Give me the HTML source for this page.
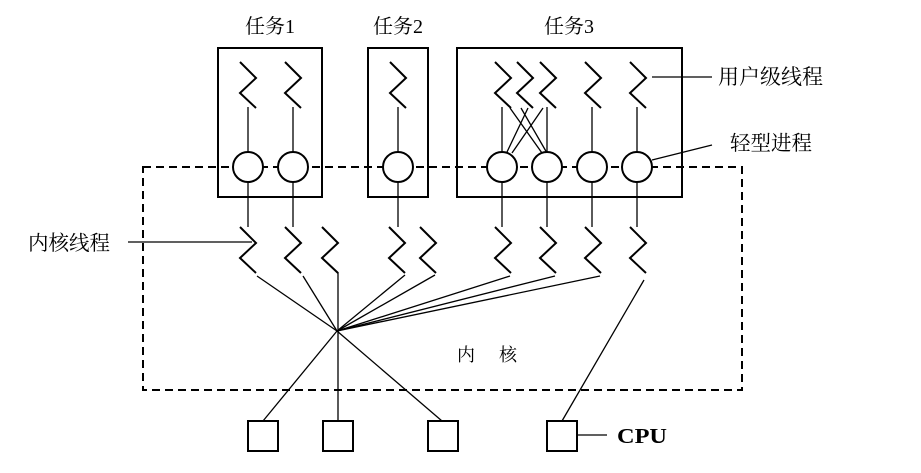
<!DOCTYPE html>
<html><head><meta charset="utf-8"><style>
html,body{margin:0;padding:0;background:#fff;}
svg{display:block;}
text{font-family:"Liberation Serif","Noto Serif CJK SC","Noto Sans CJK SC",serif;fill:#000;}
</style></head><body>
<svg width="921" height="473" viewBox="0 0 921 473" xmlns="http://www.w3.org/2000/svg">
<defs>
<path id="uz" d="M0,0 L16,16 L0,31 L16,46" fill="none" stroke="#000" stroke-width="2"/>
</defs>
<rect x="143" y="167" width="599" height="223" fill="none" stroke="#000" stroke-width="2" stroke-dasharray="8,5"/>
<rect x="218" y="48" width="104" height="149" fill="none" stroke="#000" stroke-width="2"/>
<rect x="368" y="48" width="60" height="149" fill="none" stroke="#000" stroke-width="2"/>
<rect x="457" y="48" width="225" height="149" fill="none" stroke="#000" stroke-width="2"/>
<g>
<use href="#uz" x="240" y="62"/><use href="#uz" x="285" y="62"/><use href="#uz" x="390" y="62"/>
<use href="#uz" x="495" y="62"/><use href="#uz" x="517" y="62"/><use href="#uz" x="540" y="62"/>
<use href="#uz" x="585" y="62"/><use href="#uz" x="630" y="62"/>
</g>
<g stroke="#000" stroke-width="1.3" fill="none">
<line x1="248" y1="107" x2="248" y2="152"/><line x1="293" y1="107" x2="293" y2="152"/>
<line x1="398" y1="107" x2="398" y2="152"/>
<line x1="502" y1="107" x2="502" y2="152"/><line x1="547" y1="107" x2="547" y2="152"/>
<line x1="592" y1="107" x2="592" y2="152"/><line x1="637" y1="107" x2="637" y2="152"/>
<line x1="510" y1="108" x2="542" y2="153"/><line x1="521" y1="108" x2="547" y2="153"/>
<line x1="528" y1="108" x2="507" y2="152"/><line x1="543" y1="108" x2="512" y2="153"/>
<line x1="248" y1="182" x2="248" y2="227"/><line x1="293" y1="182" x2="293" y2="227"/>
<line x1="398" y1="182" x2="398" y2="227"/>
<line x1="502" y1="182" x2="502" y2="227"/><line x1="547" y1="182" x2="547" y2="227"/>
<line x1="592" y1="182" x2="592" y2="227"/><line x1="637" y1="182" x2="637" y2="227"/>
<line x1="257" y1="276" x2="337" y2="331"/><line x1="303" y1="276" x2="337" y2="331"/>
<line x1="338" y1="272" x2="338" y2="421"/>
<line x1="405" y1="275" x2="337" y2="331"/><line x1="435" y1="275" x2="337" y2="331"/>
<line x1="510" y1="276" x2="337" y2="331"/><line x1="555" y1="276" x2="337" y2="331"/>
<line x1="600" y1="276" x2="337" y2="331"/>
<line x1="337" y1="331" x2="263" y2="421"/><line x1="337" y1="331" x2="442" y2="421"/>
<line x1="644" y1="280" x2="562" y2="421"/>
<line x1="652" y1="77" x2="712" y2="77"/>
<line x1="652" y1="160" x2="712" y2="145"/>
<line x1="128" y1="242" x2="252" y2="242"/>
<line x1="577" y1="435" x2="607" y2="435"/>
</g>
<g fill="#fff" stroke="#000" stroke-width="2">
<circle cx="248" cy="167" r="15"/><circle cx="293" cy="167" r="15"/>
<circle cx="398" cy="167" r="15"/>
<circle cx="502" cy="167" r="15"/><circle cx="547" cy="167" r="15"/>
<circle cx="592" cy="167" r="15"/><circle cx="637" cy="167" r="15"/>
</g>
<g>
<use href="#uz" x="240" y="227"/><use href="#uz" x="285" y="227"/><use href="#uz" x="322" y="227"/>
<use href="#uz" x="389" y="227"/><use href="#uz" x="420" y="227"/>
<use href="#uz" x="495" y="227"/><use href="#uz" x="540" y="227"/>
<use href="#uz" x="585" y="227"/><use href="#uz" x="630" y="227"/>
</g>
<g fill="none" stroke="#000" stroke-width="2">
<rect x="248" y="421" width="30" height="30"/><rect x="323" y="421" width="30" height="30"/>
<rect x="428" y="421" width="30" height="30"/><rect x="547" y="421" width="30" height="30"/>
</g>
<text x="245" y="33" font-size="20">任务1</text>
<text x="373" y="33" font-size="20">任务2</text>
<text x="544" y="33" font-size="20">任务3</text>
<text x="718" y="84" font-size="21">用户级线程</text>
<text x="730" y="150" font-size="20.5">轻型进程</text>
<text x="28" y="250" font-size="20.5">内核线程</text>
<text x="457" y="361" font-size="18">内</text>
<text x="499" y="361" font-size="18">核</text>
<text x="617" y="443" font-size="21" font-weight="bold" textLength="50" lengthAdjust="spacingAndGlyphs">CPU</text>
</svg>
</body></html>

————

Each line of the data should be quoted exactly, with pictures left out.

Give me the HTML source for this page.
<!DOCTYPE html>
<html><head><meta charset="utf-8"><style>
html,body{margin:0;padding:0;background:#fff;}
svg{display:block;}
text{font-family:"Liberation Serif","Noto Serif CJK SC","Noto Sans CJK SC",serif;fill:#000;}
</style></head><body>
<svg width="921" height="473" viewBox="0 0 921 473" xmlns="http://www.w3.org/2000/svg">
<defs>
<path id="uz" d="M0,0 L16,16 L0,31 L16,46" fill="none" stroke="#000" stroke-width="2"/>
</defs>
<rect x="143" y="167" width="599" height="223" fill="none" stroke="#000" stroke-width="2" stroke-dasharray="8,5"/>
<rect x="218" y="48" width="104" height="149" fill="none" stroke="#000" stroke-width="2"/>
<rect x="368" y="48" width="60" height="149" fill="none" stroke="#000" stroke-width="2"/>
<rect x="457" y="48" width="225" height="149" fill="none" stroke="#000" stroke-width="2"/>
<g>
<use href="#uz" x="240" y="62"/><use href="#uz" x="285" y="62"/><use href="#uz" x="390" y="62"/>
<use href="#uz" x="495" y="62"/><use href="#uz" x="517" y="62"/><use href="#uz" x="540" y="62"/>
<use href="#uz" x="585" y="62"/><use href="#uz" x="630" y="62"/>
</g>
<g stroke="#000" stroke-width="1.3" fill="none">
<line x1="248" y1="107" x2="248" y2="152"/><line x1="293" y1="107" x2="293" y2="152"/>
<line x1="398" y1="107" x2="398" y2="152"/>
<line x1="502" y1="107" x2="502" y2="152"/><line x1="547" y1="107" x2="547" y2="152"/>
<line x1="592" y1="107" x2="592" y2="152"/><line x1="637" y1="107" x2="637" y2="152"/>
<line x1="510" y1="108" x2="542" y2="153"/><line x1="521" y1="108" x2="547" y2="153"/>
<line x1="528" y1="108" x2="507" y2="152"/><line x1="543" y1="108" x2="512" y2="153"/>
<line x1="248" y1="182" x2="248" y2="227"/><line x1="293" y1="182" x2="293" y2="227"/>
<line x1="398" y1="182" x2="398" y2="227"/>
<line x1="502" y1="182" x2="502" y2="227"/><line x1="547" y1="182" x2="547" y2="227"/>
<line x1="592" y1="182" x2="592" y2="227"/><line x1="637" y1="182" x2="637" y2="227"/>
<line x1="257" y1="276" x2="337" y2="331"/><line x1="303" y1="276" x2="337" y2="331"/>
<line x1="338" y1="272" x2="338" y2="421"/>
<line x1="405" y1="275" x2="337" y2="331"/><line x1="435" y1="275" x2="337" y2="331"/>
<line x1="510" y1="276" x2="337" y2="331"/><line x1="555" y1="276" x2="337" y2="331"/>
<line x1="600" y1="276" x2="337" y2="331"/>
<line x1="337" y1="331" x2="263" y2="421"/><line x1="337" y1="331" x2="442" y2="421"/>
<line x1="644" y1="280" x2="562" y2="421"/>
<line x1="652" y1="77" x2="712" y2="77"/>
<line x1="652" y1="160" x2="712" y2="145"/>
<line x1="128" y1="242" x2="252" y2="242"/>
<line x1="577" y1="435" x2="607" y2="435"/>
</g>
<g fill="#fff" stroke="#000" stroke-width="2">
<circle cx="248" cy="167" r="15"/><circle cx="293" cy="167" r="15"/>
<circle cx="398" cy="167" r="15"/>
<circle cx="502" cy="167" r="15"/><circle cx="547" cy="167" r="15"/>
<circle cx="592" cy="167" r="15"/><circle cx="637" cy="167" r="15"/>
</g>
<g>
<use href="#uz" x="240" y="227"/><use href="#uz" x="285" y="227"/><use href="#uz" x="322" y="227"/>
<use href="#uz" x="389" y="227"/><use href="#uz" x="420" y="227"/>
<use href="#uz" x="495" y="227"/><use href="#uz" x="540" y="227"/>
<use href="#uz" x="585" y="227"/><use href="#uz" x="630" y="227"/>
</g>
<g fill="none" stroke="#000" stroke-width="2">
<rect x="248" y="421" width="30" height="30"/><rect x="323" y="421" width="30" height="30"/>
<rect x="428" y="421" width="30" height="30"/><rect x="547" y="421" width="30" height="30"/>
</g>
<text x="245" y="33" font-size="20">任务1</text>
<text x="373" y="33" font-size="20">任务2</text>
<text x="544" y="33" font-size="20">任务3</text>
<text x="718" y="84" font-size="21">用户级线程</text>
<text x="730" y="150" font-size="20.5">轻型进程</text>
<text x="28" y="250" font-size="20.5">内核线程</text>
<text x="457" y="361" font-size="18">内</text>
<text x="499" y="361" font-size="18">核</text>
<text x="617" y="443" font-size="21" font-weight="bold" textLength="50" lengthAdjust="spacingAndGlyphs">CPU</text>
</svg>
</body></html>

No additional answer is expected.